## WORK TO BE COMPLETED
Exactly retype the lines from the top of the data through the line containing "import pandas as pd", leaving out every picture.

## SOURCE MATERIAL
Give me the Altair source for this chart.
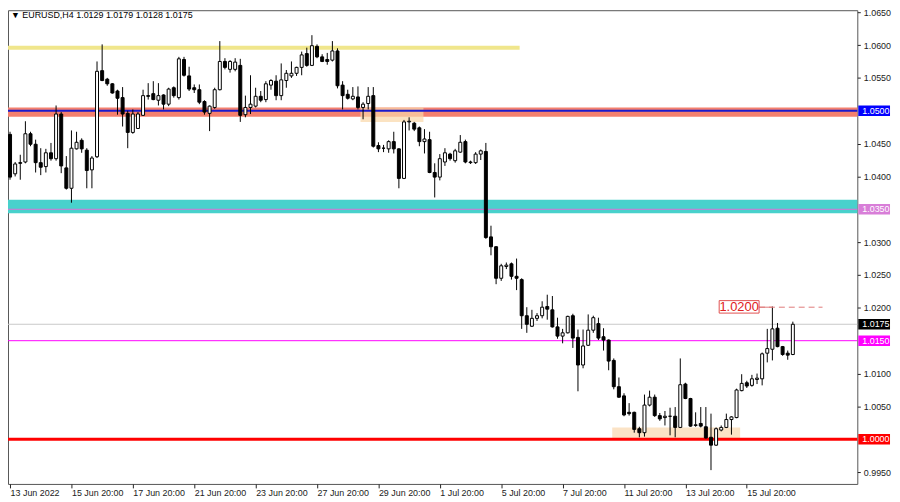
import altair as alt
import pandas as pd

# ---------------- data (EURUSD H4) ----------------
opens = [1.0464,1.0404,1.0421,1.0422,1.0465,1.0449,1.0421,1.0415,1.0436,1.0427,
         1.0495,1.0413,1.0382,1.0442,1.0455,1.0440,1.0410,1.0430,1.0561,1.0548,
         1.0541,1.0530,1.0520,1.0496,1.0467,1.0473,1.0493,1.0523,1.0526,1.0516,
         1.0524,1.0510,1.0535,1.0520,1.0578,1.0553,1.0535,1.0532,1.0514,1.0496,
         1.0505,1.0532,1.0575,1.0563,1.0563,1.0569,1.0494,1.0505,1.0507,1.0522,
         1.0517,1.0539,1.0545,1.0523,1.0546,1.0553,1.0557,1.0566,1.0587,1.0569,
         1.0598,1.0582,1.0578,1.0577,1.0591,1.0539,1.0525,1.0518,1.0521,1.0505,
         1.0511,1.0523,1.0447,1.0443,1.0442,1.0453,1.0442,1.0397,1.0483,1.0481,
         1.0474,1.0453,1.0456,1.0406,1.0399,1.0422,1.0434,1.0424,1.0437,1.0453,
         1.0421,1.0421,1.0434,1.0438,1.0308,1.0293,1.0245,1.0263,1.0267,1.0248,
         1.0243,1.0188,1.0172,1.0184,1.0188,1.0202,1.0197,1.0171,1.0157,1.0162,
         1.0188,1.0155,1.0113,1.0143,1.0166,1.0176,1.0156,1.0151,1.0120,1.0080,
         1.0066,1.0041,1.0041,1.0016,1.0010,1.0052,1.0064,1.0036,1.0033,1.0035,
         1.0035,1.0018,1.0084,1.0062,1.0021,1.0024,1.0019,1.0003,0.9991,1.0014,
         1.0018,1.0030,1.0033,1.0074,1.0086,1.0082,1.0091,1.0092,1.0131,1.0137,
         1.0169,1.0141,1.0131,1.0129]
highs = [1.0468,1.0422,1.0433,1.0484,1.0468,1.0456,1.0443,1.0442,1.0451,1.0508,
         1.0498,1.0431,1.0470,1.0468,1.0458,1.0443,1.0431,1.0575,1.0601,1.0550,
         1.0542,1.0532,1.0536,1.0500,1.0502,1.0498,1.0532,1.0542,1.0545,1.0542,
         1.0525,1.0535,1.0537,1.0582,1.0582,1.0567,1.0540,1.0540,1.0516,1.0508,
         1.0535,1.0606,1.0580,1.0577,1.0580,1.0579,1.0523,1.0554,1.0535,1.0530,
         1.0545,1.0548,1.0554,1.0572,1.0562,1.0575,1.0567,1.0590,1.0596,1.0615,
         1.0601,1.0586,1.0588,1.0606,1.0595,1.0545,1.0532,1.0536,1.0537,1.0513,
         1.0536,1.0536,1.0452,1.0448,1.0455,1.0468,1.0443,1.0486,1.0490,1.0483,
         1.0476,1.0472,1.0468,1.0420,1.0434,1.0443,1.0436,1.0442,1.0463,1.0456,
         1.0424,1.0437,1.0441,1.0451,1.0325,1.0294,1.0267,1.0269,1.0269,1.0275,
         1.0245,1.0201,1.0197,1.0192,1.0210,1.0220,1.0218,1.0185,1.0168,1.0188,
         1.0191,1.0167,1.0167,1.0190,1.0188,1.0185,1.0169,1.0152,1.0123,1.0094,
         1.0070,1.0055,1.0042,1.0019,1.0068,1.0074,1.0068,1.0040,1.0043,1.0048,
         1.0049,1.0123,1.0086,1.0063,1.0041,1.0049,1.0049,1.0039,1.0018,1.0021,
         1.0039,1.0035,1.0077,1.0099,1.0089,1.0098,1.0100,1.0132,1.0168,1.0202,
         1.0177,1.0142,1.0135,1.0179]
lows = [1.0395,1.0400,1.0395,1.0420,1.0446,1.0406,1.0402,1.0406,1.0424,1.0424,
        1.0405,1.0380,1.0360,1.0441,1.0436,1.0382,1.0382,1.0428,1.0545,1.0538,
        1.0526,1.0494,1.0476,1.0443,1.0465,1.0473,1.0492,1.0517,1.0516,1.0508,
        1.0502,1.0507,1.0520,1.0517,1.0552,1.0530,1.0527,1.0510,1.0494,1.0469,
        1.0503,1.0531,1.0563,1.0558,1.0560,1.0483,1.0490,1.0495,1.0505,1.0513,
        1.0513,1.0532,1.0516,1.0516,1.0535,1.0550,1.0553,1.0554,1.0567,1.0568,
        1.0580,1.0574,1.0570,1.0575,1.0534,1.0502,1.0517,1.0516,1.0502,1.0487,
        1.0502,1.0444,1.0437,1.0437,1.0436,1.0435,1.0382,1.0396,1.0470,1.0469,
        1.0446,1.0435,1.0405,1.0368,1.0394,1.0416,1.0424,1.0421,1.0436,1.0420,
        1.0419,1.0419,1.0425,1.0305,1.0280,1.0236,1.0241,1.0259,1.0243,1.0227,
        1.0168,1.0162,1.0171,1.0180,1.0184,1.0182,1.0170,1.0153,1.0146,1.0161,
        1.0139,1.0073,1.0108,1.0142,1.0162,1.0151,1.0135,1.0105,1.0076,1.0063,
        1.0035,1.0036,1.0010,1.0003,1.0004,1.0050,1.0034,1.0028,1.0021,1.0006,
        1.0003,1.0017,1.0061,1.0019,1.0019,1.0018,1.0001,0.9953,0.9990,1.0012,
        1.0017,1.0007,1.0032,1.0073,1.0078,1.0080,1.0084,1.0082,1.0117,1.0120,
        1.0140,1.0127,1.0121,1.0128]
closes = [1.0399,1.0419,1.0420,1.0465,1.0449,1.0421,1.0414,1.0436,1.0427,1.0495,
          1.0416,1.0382,1.0443,1.0452,1.0442,1.0409,1.0428,1.0560,1.0546,1.0541,
          1.0527,1.0519,1.0495,1.0467,1.0495,1.0495,1.0523,1.0522,1.0517,1.0523,
          1.0510,1.0533,1.0523,1.0579,1.0554,1.0533,1.0532,1.0513,1.0498,1.0507,
          1.0532,1.0575,1.0566,1.0575,1.0574,1.0493,1.0505,1.0510,1.0522,1.0516,
          1.0541,1.0546,1.0523,1.0547,1.0557,1.0557,1.0566,1.0585,1.0569,1.0599,
          1.0582,1.0575,1.0575,1.0591,1.0538,1.0523,1.0519,1.0522,1.0505,1.0510,
          1.0522,1.0446,1.0442,1.0443,1.0453,1.0442,1.0397,1.0483,1.0484,1.0472,
          1.0453,1.0457,1.0406,1.0399,1.0427,1.0436,1.0427,1.0439,1.0452,1.0422,
          1.0422,1.0434,1.0439,1.0307,1.0293,1.0245,1.0264,1.0265,1.0248,1.0245,
          1.0188,1.0175,1.0184,1.0188,1.0201,1.0198,1.0171,1.0157,1.0162,1.0187,
          1.0154,1.0113,1.0142,1.0166,1.0185,1.0154,1.0151,1.0119,1.0080,1.0064,
          1.0037,1.0039,1.0015,1.0010,1.0052,1.0064,1.0036,1.0031,1.0035,1.0035,
          1.0018,1.0083,1.0062,1.0020,1.0022,1.0020,1.0002,0.9991,1.0016,1.0018,
          1.0030,1.0034,1.0075,1.0085,1.0081,1.0092,1.0093,1.0130,1.0138,1.0168,
          1.0141,1.0129,1.0128,1.0175]

x_label_idx = [0, 12, 24, 36, 48, 60, 72, 84, 96, 108, 120, 132, 144]
x_labels = ["13 Jun 2022", "15 Jun 20:00", "17 Jun 20:00", "21 Jun 20:00",
            "23 Jun 20:00", "27 Jun 20:00", "29 Jun 20:00", "1 Jul 20:00",
            "5 Jul 20:00", "7 Jul 20:00", "11 Jul 20:00", "13 Jul 20:00",
            "15 Jul 20:00"]

price_ticks = [0.9950, 1.0050, 1.0100, 1.0200, 1.0250, 1.0300, 1.0400,
               1.0450, 1.0550, 1.0600, 1.0650]

# horizontal zones
zone_x1 = [-0.4, -0.4, -0.4, 68.5, 117.7]
zone_x2 = [99.6, 165.6, 165.6, 80.8, 142.7]
zone_y1 = [1.0593, 1.0491, 1.03439, 1.0483, 1.0000]
zone_y2 = [1.0599, 1.0505, 1.03646, 1.0505, 1.0018]
zone_col = ["#F0E68C", "#F4806E", "#48D1CC", "#FAD7A8", "#FBE3C6"]
zone_op = [1.0, 1.0, 1.0, 0.7, 1.0]

# level lines
level_price = [1.0175, 1.0150, 1.0500, 1.0350, 1.0000]
level_col = ["#C8C8C8", "#FF00FF", "#1A1ACD", "#DA70D6", "#FF0000"]
level_w = [1, 1, 2, 1, 3]

# price tags on the right axis
tag_price = [1.0500, 1.0350, 1.0175, 1.0150, 1.0000]
tag_text = ["1.0500", "1.0350", "1.0175", "1.0150", "1.0000"]
tag_col = ["#0000FF", "#D87ED8", "#000000", "#FF00FF", "#FF0000"]

W, H = 857, 478
XMIN, XMAX = -0.4, 165.6
YMIN, YMAX = 0.9932, 1.0653
FONT = "Liberation Sans"

# ---------------- frames ----------------
df = pd.DataFrame({"i": list(range(len(opens))), "o": opens, "h": highs,
                   "l": lows, "c": closes})
df["fill"] = ["#FFFFFF" if c >= o else "#000000" for o, c in zip(opens, closes)]

zones = pd.DataFrame({"x1": zone_x1, "x2": zone_x2, "y1": zone_y1, "y2": zone_y2,
                      "col": zone_col, "op": zone_op})
levels = pd.DataFrame({"p": level_price, "col": level_col, "w": level_w,
                       "x1": XMIN, "x2": XMAX})
tags = pd.DataFrame({"p": tag_price, "t": tag_text, "col": tag_col})
tags["lo"] = tags["p"] - 0.0008
tags["hi"] = tags["p"] + 0.0008

xs = alt.Scale(domain=[XMIN, XMAX], nice=False, zero=False, padding=0)
ys = alt.Scale(domain=[YMIN, YMAX], nice=False, zero=False, padding=0)

label_expr = "[" + ",".join("'%s'" % s for s in x_labels) + "][round(datum.value/12)]"

x_axis = alt.Axis(values=x_label_idx, labelExpr=label_expr, title=None, grid=False,
                  domain=False, tickSize=4, tickColor="#222", labelAlign="left",
                  labelPadding=1, labelFontSize=9, labelColor="#222",
                  labelFont=FONT, labelFlush=False, labelOverlap=False)
y_axis = alt.Axis(orient="right", values=price_ticks, format=".4f", title=None,
                  grid=False, domain=False, tickSize=3, tickColor="#222",
                  labelPadding=3, labelFontSize=9, labelColor="#222",
                  labelFont=FONT, labelOverlap=False, labelFlush=False)

zone_layer = alt.Chart(zones).mark_rect().encode(
    x=alt.X("x1:Q", scale=xs, axis=x_axis), x2="x2:Q",
    y=alt.Y("y1:Q", scale=ys, axis=y_axis), y2="y2:Q",
    color=alt.Color("col:N", scale=None), opacity=alt.Opacity("op:Q", scale=None))

level_layer = alt.Chart(levels).mark_rule().encode(
    x=alt.X("x1:Q", scale=xs), x2="x2:Q",
    y=alt.Y("p:Q", scale=ys),
    color=alt.Color("col:N", scale=None),
    strokeWidth=alt.StrokeWidth("w:Q", scale=None))

wicks = alt.Chart(df).mark_rule(color="#000000", strokeWidth=1).encode(
    x=alt.X("i:Q", scale=xs), y=alt.Y("l:Q", scale=ys), y2="h:Q")

bodies = alt.Chart(df).mark_bar(size=3, stroke="#000000", strokeWidth=1).encode(
    x=alt.X("i:Q", scale=xs), y=alt.Y("o:Q", scale=ys), y2="c:Q",
    fill=alt.Fill("fill:N", scale=None))

# 1.0200 annotation
ann = pd.DataFrame({"x1": [138.6], "x2": [146.4], "y1": [1.0192], "y2": [1.0211],
                    "tx": [142.5], "ty": [1.02015], "t": ["1.0200"]})
ann_line = pd.DataFrame({"x1": [146.4], "x2": [158.8], "y": [1.0201]})
ann_solid = pd.DataFrame({"x1": [146.4], "x2": [149.0], "y": [1.0201]})

ann_dash = alt.Chart(ann_line).mark_rule(color="#E07878", strokeWidth=1,
                                         strokeDash=[6, 4]).encode(
    x=alt.X("x1:Q", scale=xs), x2="x2:Q", y=alt.Y("y:Q", scale=ys))
ann_sol = alt.Chart(ann_solid).mark_rule(color="#E07878", strokeWidth=1).encode(
    x=alt.X("x1:Q", scale=xs), x2="x2:Q", y=alt.Y("y:Q", scale=ys))
ann_box = alt.Chart(ann).mark_rect(fill="#FFFFFF", stroke="#E05050",
                                   strokeWidth=1).encode(
    x=alt.X("x1:Q", scale=xs), x2="x2:Q", y=alt.Y("y1:Q", scale=ys), y2="y2:Q")
ann_txt = alt.Chart(ann).mark_text(color="#E02020", fontSize=13, font=FONT,
                                   align="center", baseline="middle").encode(
    x=alt.X("tx:Q", scale=xs), y=alt.Y("ty:Q", scale=ys), text="t:N")

# axis price tags
tag_rect = alt.Chart(tags).mark_rect().encode(
    x=alt.value(W + 1), x2=alt.value(W + 33),
    y=alt.Y("lo:Q", scale=ys), y2="hi:Q",
    color=alt.Color("col:N", scale=None))
tag_txt = alt.Chart(tags).mark_text(color="#FFFFFF", fontSize=9, font=FONT,
                                    align="left", baseline="middle").encode(
    x=alt.value(W + 5), y=alt.Y("p:Q", scale=ys), text="t:N")

header = alt.Chart(pd.DataFrame({"t": ["\u25BC EURUSD,H4  1.0129 1.0179 1.0128 1.0175"]})).mark_text(
    align="left", baseline="middle", fontSize=9, font=FONT, color="#000000").encode(
    x=alt.value(3), y=alt.value(5), text="t:N")

chart = alt.layer(zone_layer, level_layer, wicks, bodies, ann_dash, ann_sol,
                  ann_box, ann_txt, tag_rect, tag_txt, header).properties(
    width=W, height=H,
    autosize=alt.AutoSizeParams(type="none"),
    padding={"left": 0, "top": 0, "right": 35, "bottom": 16},
    background="#FFFFFF"
).configure_view(stroke="#555555", strokeWidth=1)

chart.save("out.html", embed_options={"renderer": "svg", "actions": False})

## CORRECT ANSWER
Give me the Altair source for this chart.
import altair as alt
import pandas as pd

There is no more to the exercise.